2. Understand how currency prices move. Let's say you want to trade EUR/USD. If the current quote for EUR/USD is 1.2400, it means that one EUR is exchanged for 1.24 US dollars. If the quote moves to 1.2410, it means the euro is getting stronger against the dollar. However, if the quote moves to 1.2390, it means the euro is getting weaker against the dollar.
3. Choose a broker with low spreads, a strong reputation and extensive tools. There are as many Forex brokers are there are different types of currency. Look for low spreads, which is the difference between the price the currency can be sold and bought at (also known as bid or ask price). Forex brokers don't charge commission and this difference is how they make money. Look for a quality institution. Your broker should be registered with the Futures Commission Merchant (FCM) and regulated by the Commodity Futures Commission (CFTC). Finally, look for an extensive tool-set offering. Download a few versions of Forex trading software from different brokers before funding your account. Play around with the tools and request a virtual trading account to test the trades.

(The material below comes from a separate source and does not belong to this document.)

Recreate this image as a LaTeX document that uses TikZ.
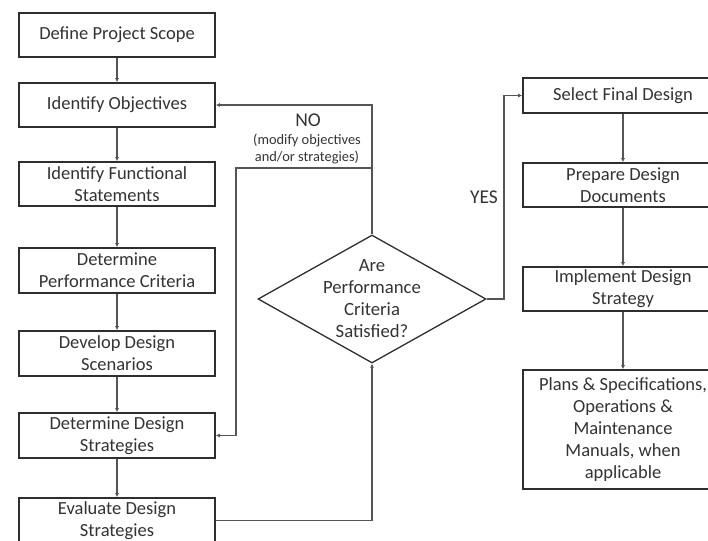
\documentclass[tikz,border=0pt]{standalone}
\usepackage{fontspec}
\setmainfont{Carlito}
\usepackage{xcolor}
\usetikzlibrary{arrows.meta,shapes.geometric}
\definecolor{boxline}{HTML}{2E2E2E}
\definecolor{flowline}{HTML}{555555}
\definecolor{ink}{HTML}{333333}

\begin{document}
\begin{tikzpicture}[
  x=1pt,y=-1pt,>={Latex[length=4pt,width=4pt]},
  stepbox/.style={draw=boxline,line width=1.6pt,fill=white,align=center,
    text=ink,font=\fontsize{18.5}{22}\selectfont,minimum width=196,minimum height=44,inner sep=1pt},
  finalbox/.style={stepbox,minimum width=200},
  decision/.style={draw=boxline,line width=1.3pt,shape=diamond,minimum width=228,
    minimum height=128,inner sep=0pt},
  flow/.style={->,line width=1.3pt,draw=flowline},
  tag/.style={text=ink,align=center,font=\fontsize{19.5}{22}\selectfont},
  note/.style={text=ink,align=center,font=\fontsize{14.4}{17}\selectfont}
]
\clip (0,0) rectangle (708,540);
\node[stepbox] (scope) at (117,35) {Define Project Scope};
\node[stepbox] (objectives) at (117,105) {Identify Objectives};
\node[stepbox] (functional) at (117,184) {Identify Functional\\Statements};
\node[stepbox,minimum height=45] (criteria) at (117,270.5) {Determine\\Performance Criteria};
\node[stepbox,minimum height=45] (scenarios) at (117,353.5) {Develop Design\\Scenarios};
\node[stepbox,minimum height=45] (strategies) at (117,435.5) {Determine Design\\Strategies};
\node[stepbox,minimum height=45] (evaluate) at (117,520.5) {Evaluate Design\\Strategies};
\node[decision] (check) at (372,299) {};
\node[tag,font=\fontsize{18.7}{22}\selectfont] (checktext) at (check) {Are\\Performance\\Criteria\\Satisfied?};
\node[finalbox,minimum height=35] (select) at (623,95.5) {Select Final Design};
\node[finalbox] (documents) at (623,185) {Prepare Design\\Documents};
\node[finalbox] (implement) at (623,289) {Implement Design\\Strategy};
\node[finalbox,minimum height=119] (plans) at (623,429.5) {Plans \& Specifications,\\Operations \&\\Maintenance\\Manuals, when\\applicable};
\node[tag] (no) at (308,120) {NO};
\node[note] (modify) at (307,149) {(modify objectives\\and/or strategies)};
\node[tag] (yes) at (484,197) {YES};
\coordinate (split) at (372,168);
\coordinate (backturn) at (236,168);
\coordinate (yesturn) at (504,299);
\draw[flow] (scope) -- (objectives);
\draw[flow] (objectives) -- (functional);
\draw[flow] (functional) -- (criteria);
\draw[flow] (criteria) -- (scenarios);
\draw[flow] (scenarios) -- (strategies);
\draw[flow] (strategies) -- (evaluate);
\draw[flow] (evaluate.east) -| (check.south);
\draw[flow] (check.north) |- (objectives.east);
\draw[flow] (split) -- (backturn) |- (strategies.east);
\draw[flow] (check.east) -- (yesturn) |- (select.west);
\draw[flow] (select) -- (documents);
\draw[flow] (documents) -- (implement);
\draw[flow] (implement) -- (plans);
\end{tikzpicture}
\end{document}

4. Sign up for a Forex account. You can fund your account using a credit card, money order or wire. Signing up is the same as getting an equity account, however you will need to sign a margin agreement. The spreads are so small on Forex that it takes a great deal of capital in order to trade profitably. It is not unusual for Forex accounts to be leveraged 50 times (this is the same as borrowing money). Once you register, be mindful of how much your account is margined. If your trade suffers a loss that takes your position into negative territory, it will be automatically closed. Start off with no leverage and work your way up to 20 times. This will make it easier to understand the effect it has on your trades.